Requirements — Only the pictures are omitted; repeat all other data exactly.

Material provided —
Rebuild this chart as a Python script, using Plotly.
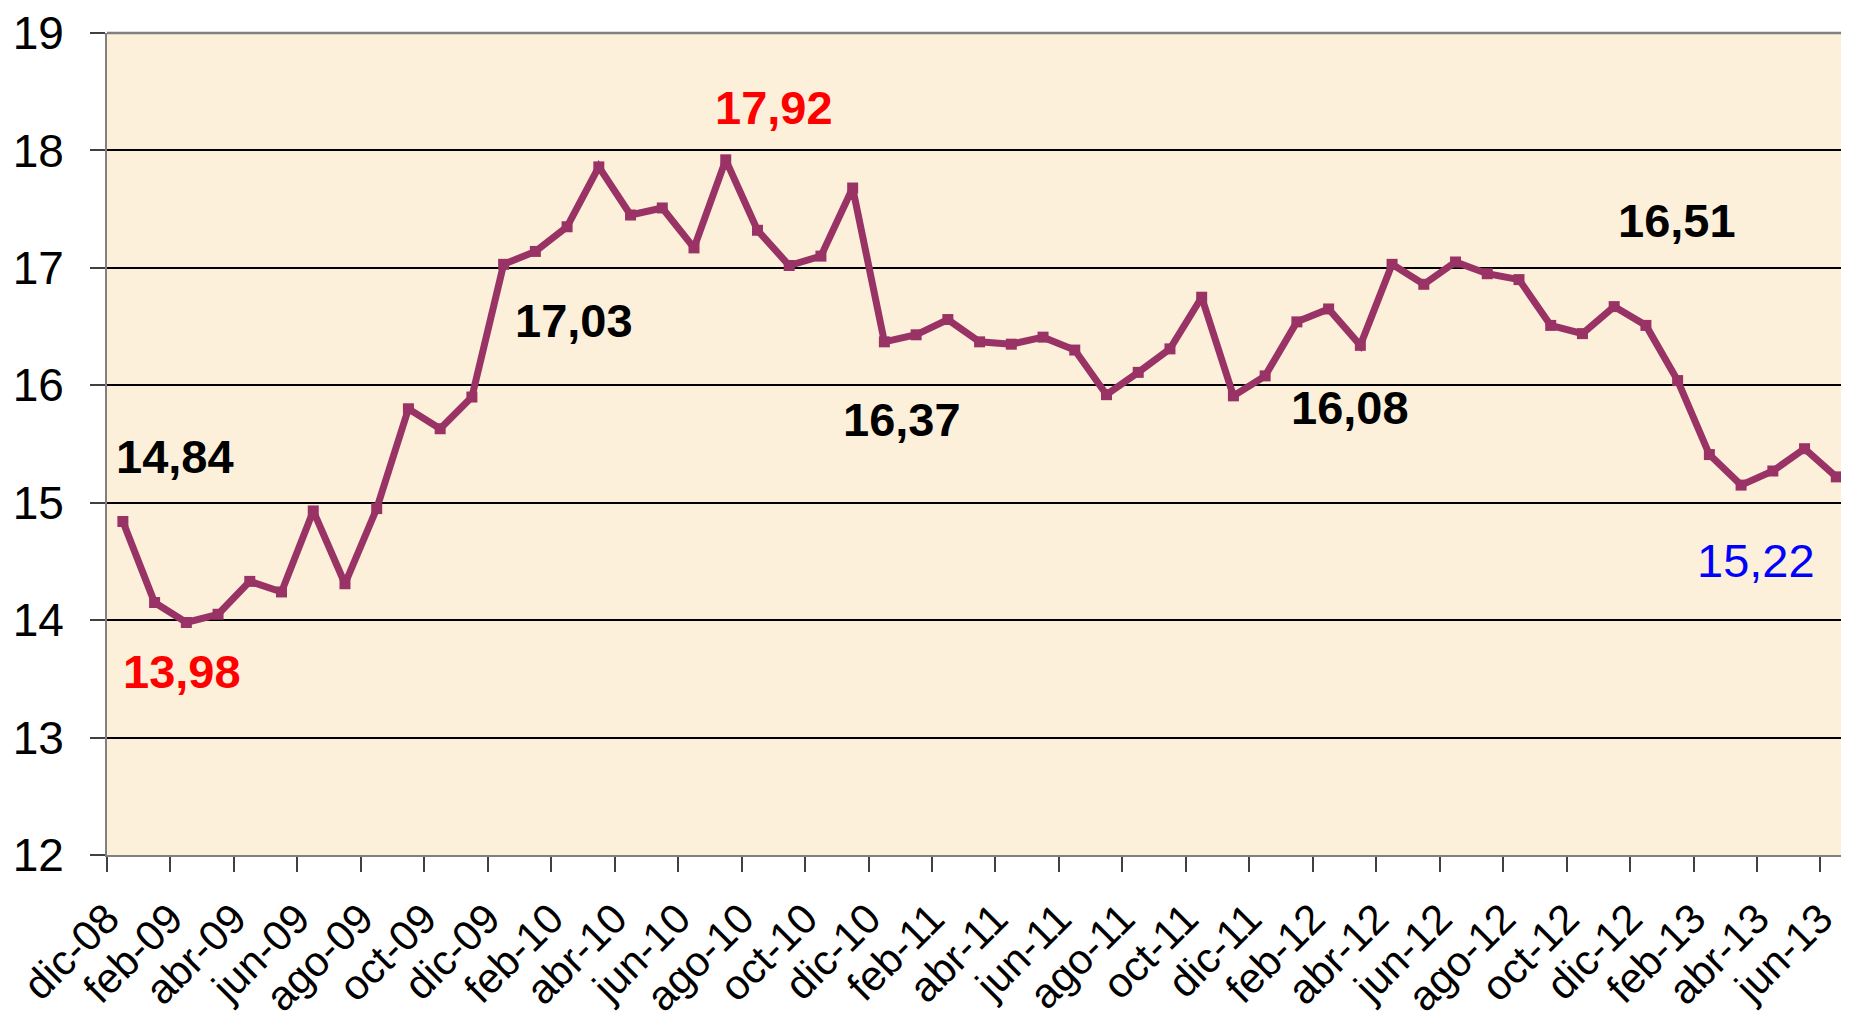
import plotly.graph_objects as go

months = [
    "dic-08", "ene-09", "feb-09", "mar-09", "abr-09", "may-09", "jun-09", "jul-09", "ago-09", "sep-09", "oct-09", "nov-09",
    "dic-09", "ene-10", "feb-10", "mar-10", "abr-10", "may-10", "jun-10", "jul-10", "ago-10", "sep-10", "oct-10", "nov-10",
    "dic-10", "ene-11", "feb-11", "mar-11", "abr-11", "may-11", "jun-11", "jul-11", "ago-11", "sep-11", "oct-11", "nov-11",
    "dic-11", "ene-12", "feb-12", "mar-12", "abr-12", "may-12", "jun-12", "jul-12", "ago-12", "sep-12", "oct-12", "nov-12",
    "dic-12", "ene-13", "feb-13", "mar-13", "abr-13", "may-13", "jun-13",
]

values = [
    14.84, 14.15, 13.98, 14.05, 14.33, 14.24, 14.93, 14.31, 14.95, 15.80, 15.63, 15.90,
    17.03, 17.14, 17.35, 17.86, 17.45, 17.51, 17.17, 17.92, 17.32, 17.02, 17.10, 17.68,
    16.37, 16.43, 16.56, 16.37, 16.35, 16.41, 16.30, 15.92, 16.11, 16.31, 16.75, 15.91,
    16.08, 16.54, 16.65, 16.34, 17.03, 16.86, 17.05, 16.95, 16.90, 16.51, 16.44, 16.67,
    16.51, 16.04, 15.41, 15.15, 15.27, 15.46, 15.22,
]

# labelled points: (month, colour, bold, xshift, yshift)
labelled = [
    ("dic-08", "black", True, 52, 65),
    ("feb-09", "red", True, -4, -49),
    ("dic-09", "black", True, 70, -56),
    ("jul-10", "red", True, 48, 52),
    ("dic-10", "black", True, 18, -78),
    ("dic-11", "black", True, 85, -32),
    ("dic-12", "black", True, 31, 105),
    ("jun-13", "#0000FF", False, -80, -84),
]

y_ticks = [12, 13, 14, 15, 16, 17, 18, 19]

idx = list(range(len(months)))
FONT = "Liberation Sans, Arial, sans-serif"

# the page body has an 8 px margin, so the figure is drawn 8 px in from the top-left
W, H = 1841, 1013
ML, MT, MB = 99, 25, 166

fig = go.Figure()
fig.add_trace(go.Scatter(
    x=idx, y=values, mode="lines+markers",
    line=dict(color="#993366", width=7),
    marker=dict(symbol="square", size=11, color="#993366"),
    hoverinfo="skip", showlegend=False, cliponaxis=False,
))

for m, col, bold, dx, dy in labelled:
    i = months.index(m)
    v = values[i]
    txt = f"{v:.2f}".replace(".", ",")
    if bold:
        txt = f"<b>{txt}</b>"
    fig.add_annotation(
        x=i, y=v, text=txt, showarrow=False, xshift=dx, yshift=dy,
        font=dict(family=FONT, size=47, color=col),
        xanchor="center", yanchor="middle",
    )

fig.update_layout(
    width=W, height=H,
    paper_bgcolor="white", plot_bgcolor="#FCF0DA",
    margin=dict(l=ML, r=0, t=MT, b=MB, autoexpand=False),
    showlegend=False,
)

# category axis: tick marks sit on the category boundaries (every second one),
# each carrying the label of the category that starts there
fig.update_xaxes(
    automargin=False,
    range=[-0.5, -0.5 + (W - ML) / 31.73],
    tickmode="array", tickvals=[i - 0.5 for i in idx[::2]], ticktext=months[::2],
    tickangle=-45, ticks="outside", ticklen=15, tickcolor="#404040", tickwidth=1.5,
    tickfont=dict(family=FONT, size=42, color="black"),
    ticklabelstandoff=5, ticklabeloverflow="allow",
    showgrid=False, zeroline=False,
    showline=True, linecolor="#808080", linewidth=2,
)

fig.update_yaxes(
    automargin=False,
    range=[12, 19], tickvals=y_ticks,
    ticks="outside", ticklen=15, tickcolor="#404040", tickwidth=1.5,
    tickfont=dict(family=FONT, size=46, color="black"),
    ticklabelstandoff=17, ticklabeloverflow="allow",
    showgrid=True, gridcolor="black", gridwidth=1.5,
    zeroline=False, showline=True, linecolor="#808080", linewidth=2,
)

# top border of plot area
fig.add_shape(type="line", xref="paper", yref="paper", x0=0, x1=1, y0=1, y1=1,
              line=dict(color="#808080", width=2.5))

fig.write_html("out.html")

Problem solution —
Rebuild this chart as a Python script, using Plotly.
import plotly.graph_objects as go

months = [
    "dic-08", "ene-09", "feb-09", "mar-09", "abr-09", "may-09", "jun-09", "jul-09", "ago-09", "sep-09", "oct-09", "nov-09",
    "dic-09", "ene-10", "feb-10", "mar-10", "abr-10", "may-10", "jun-10", "jul-10", "ago-10", "sep-10", "oct-10", "nov-10",
    "dic-10", "ene-11", "feb-11", "mar-11", "abr-11", "may-11", "jun-11", "jul-11", "ago-11", "sep-11", "oct-11", "nov-11",
    "dic-11", "ene-12", "feb-12", "mar-12", "abr-12", "may-12", "jun-12", "jul-12", "ago-12", "sep-12", "oct-12", "nov-12",
    "dic-12", "ene-13", "feb-13", "mar-13", "abr-13", "may-13", "jun-13",
]

values = [
    14.84, 14.15, 13.98, 14.05, 14.33, 14.24, 14.93, 14.31, 14.95, 15.80, 15.63, 15.90,
    17.03, 17.14, 17.35, 17.86, 17.45, 17.51, 17.17, 17.92, 17.32, 17.02, 17.10, 17.68,
    16.37, 16.43, 16.56, 16.37, 16.35, 16.41, 16.30, 15.92, 16.11, 16.31, 16.75, 15.91,
    16.08, 16.54, 16.65, 16.34, 17.03, 16.86, 17.05, 16.95, 16.90, 16.51, 16.44, 16.67,
    16.51, 16.04, 15.41, 15.15, 15.27, 15.46, 15.22,
]

# labelled points: (month, colour, bold, xshift, yshift)
labelled = [
    ("dic-08", "black", True, 52, 65),
    ("feb-09", "red", True, -4, -49),
    ("dic-09", "black", True, 70, -56),
    ("jul-10", "red", True, 48, 52),
    ("dic-10", "black", True, 18, -78),
    ("dic-11", "black", True, 85, -32),
    ("dic-12", "black", True, 31, 105),
    ("jun-13", "#0000FF", False, -80, -84),
]

y_ticks = [12, 13, 14, 15, 16, 17, 18, 19]

idx = list(range(len(months)))
FONT = "Liberation Sans, Arial, sans-serif"

# the page body has an 8 px margin, so the figure is drawn 8 px in from the top-left
W, H = 1841, 1013
ML, MT, MB = 99, 25, 166

fig = go.Figure()
fig.add_trace(go.Scatter(
    x=idx, y=values, mode="lines+markers",
    line=dict(color="#993366", width=7),
    marker=dict(symbol="square", size=11, color="#993366"),
    hoverinfo="skip", showlegend=False, cliponaxis=False,
))

for m, col, bold, dx, dy in labelled:
    i = months.index(m)
    v = values[i]
    txt = f"{v:.2f}".replace(".", ",")
    if bold:
        txt = f"<b>{txt}</b>"
    fig.add_annotation(
        x=i, y=v, text=txt, showarrow=False, xshift=dx, yshift=dy,
        font=dict(family=FONT, size=47, color=col),
        xanchor="center", yanchor="middle",
    )

fig.update_layout(
    width=W, height=H,
    paper_bgcolor="white", plot_bgcolor="#FCF0DA",
    margin=dict(l=ML, r=0, t=MT, b=MB, autoexpand=False),
    showlegend=False,
)

# category axis: tick marks sit on the category boundaries (every second one),
# each carrying the label of the category that starts there
fig.update_xaxes(
    automargin=False,
    range=[-0.5, -0.5 + (W - ML) / 31.73],
    tickmode="array", tickvals=[i - 0.5 for i in idx[::2]], ticktext=months[::2],
    tickangle=-45, ticks="outside", ticklen=15, tickcolor="#404040", tickwidth=1.5,
    tickfont=dict(family=FONT, size=42, color="black"),
    ticklabelstandoff=5, ticklabeloverflow="allow",
    showgrid=False, zeroline=False,
    showline=True, linecolor="#808080", linewidth=2,
)

fig.update_yaxes(
    automargin=False,
    range=[12, 19], tickvals=y_ticks,
    ticks="outside", ticklen=15, tickcolor="#404040", tickwidth=1.5,
    tickfont=dict(family=FONT, size=46, color="black"),
    ticklabelstandoff=17, ticklabeloverflow="allow",
    showgrid=True, gridcolor="black", gridwidth=1.5,
    zeroline=False, showline=True, linecolor="#808080", linewidth=2,
)

# top border of plot area
fig.add_shape(type="line", xref="paper", yref="paper", x0=0, x1=1, y0=1, y1=1,
              line=dict(color="#808080", width=2.5))

fig.write_html("out.html")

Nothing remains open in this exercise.